Southeast Museum of Photography 1200 W International Speedway Blvd FL32114 Daytona Beach États-Unis
This exhibition presents photographs by six of the most prominent female photographers associated with Mexico. These women are distinguished by their unique styles and their commitment to subjects of continuing relevance in Mexico. Other than Tina Modotti, who was born in Italy, and Kathy Vargas, an American of Mexican heritage, the other four women were born in Mexico. The nineteen images selected for the exhibition are only a portion of the Museum’s holdings of Mexican women photographers and most have previously been exhibited at the Museum.
Tina Modotti’s early platinum photographs were still-lifes, floral studies and finely composed architectural spaces. By 1927, when she joined the Communist Party, Modotti photographed bullfights, circuses and political events and started to incorporate more overt social content in her images of women, workers and indigenous peoples.
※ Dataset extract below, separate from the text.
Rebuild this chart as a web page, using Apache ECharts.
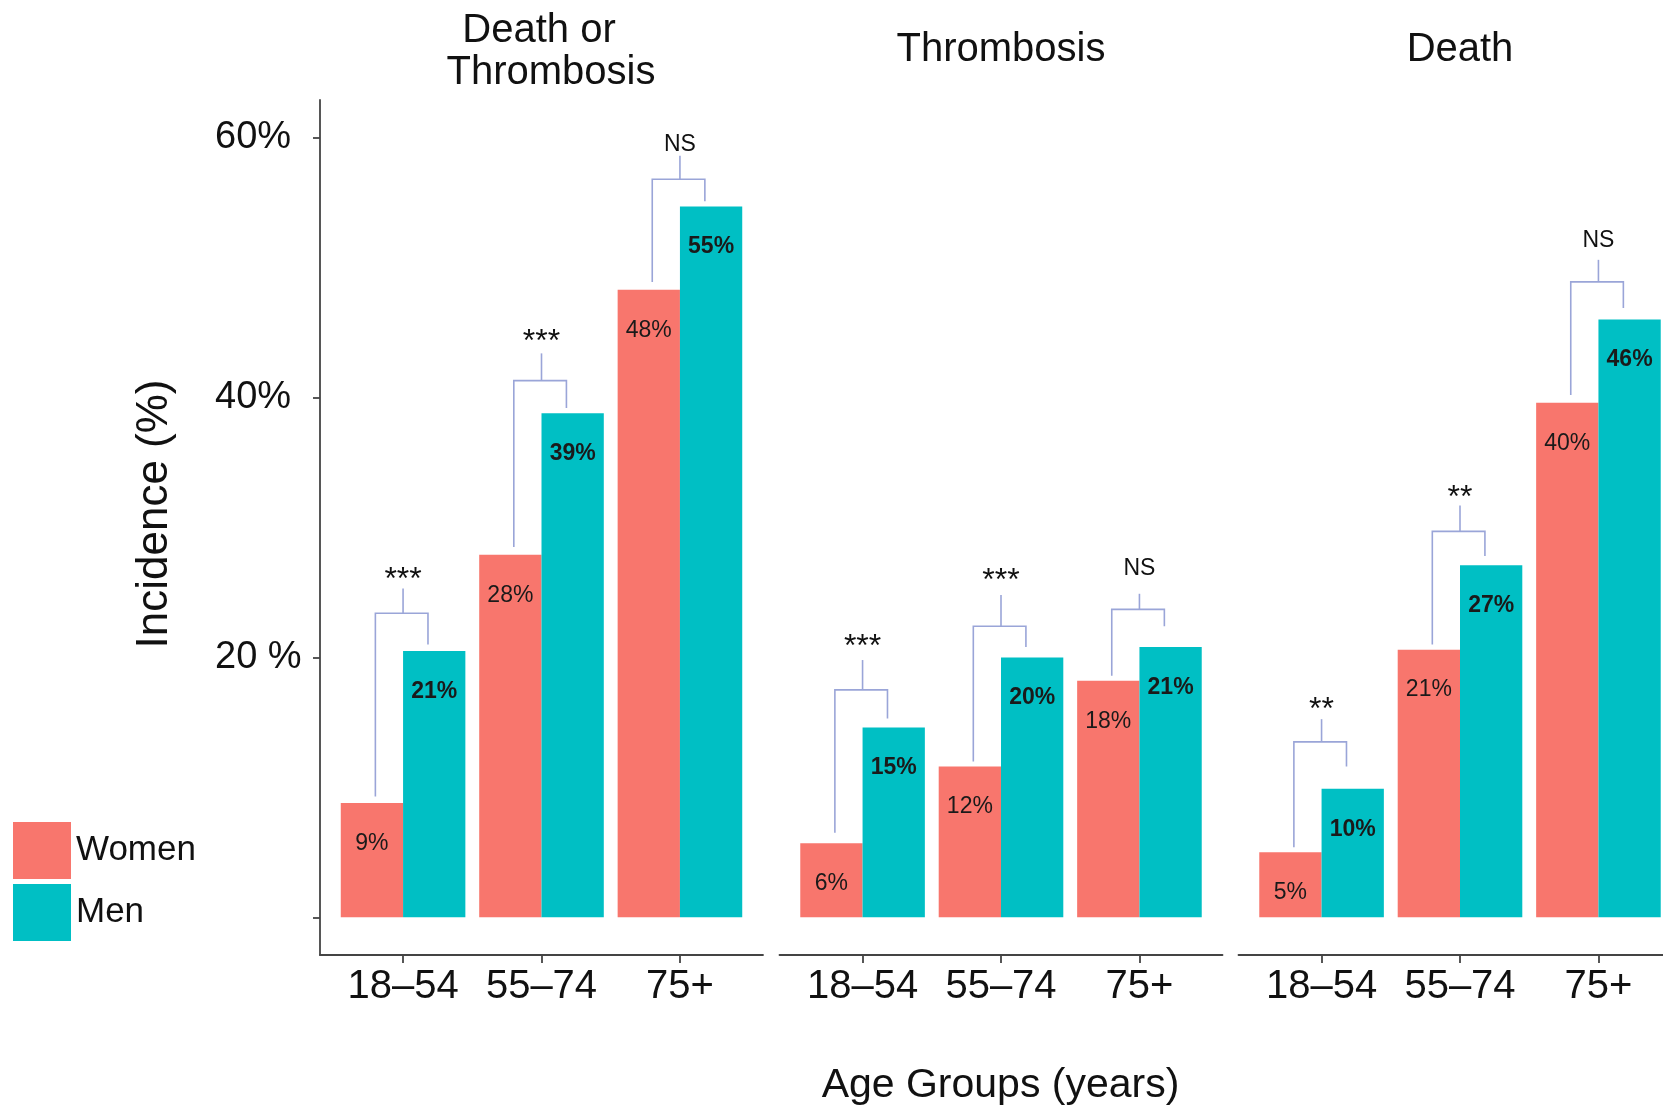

Lola Álvarez Bravo is the most prominent of the first generation of Mexican women photographers and the first to follow Modotti’s lead as a freelancer. Bravo is credited with being an honest observer, empathetically training her lens on people from all walks of life. During the latter half of the twentieth century, Bravo was in great demand as a portrait photographer, and her images of the elite and cultural avant-garde comprise some of her strongest work. Establishing herself as a professional did not come easy. Early in her career Bravo stated, “I was the only woman that ran around the streets with a camera, at sports events and the Independence parades, and all the reporters made fun of me. That’s how I got tough.”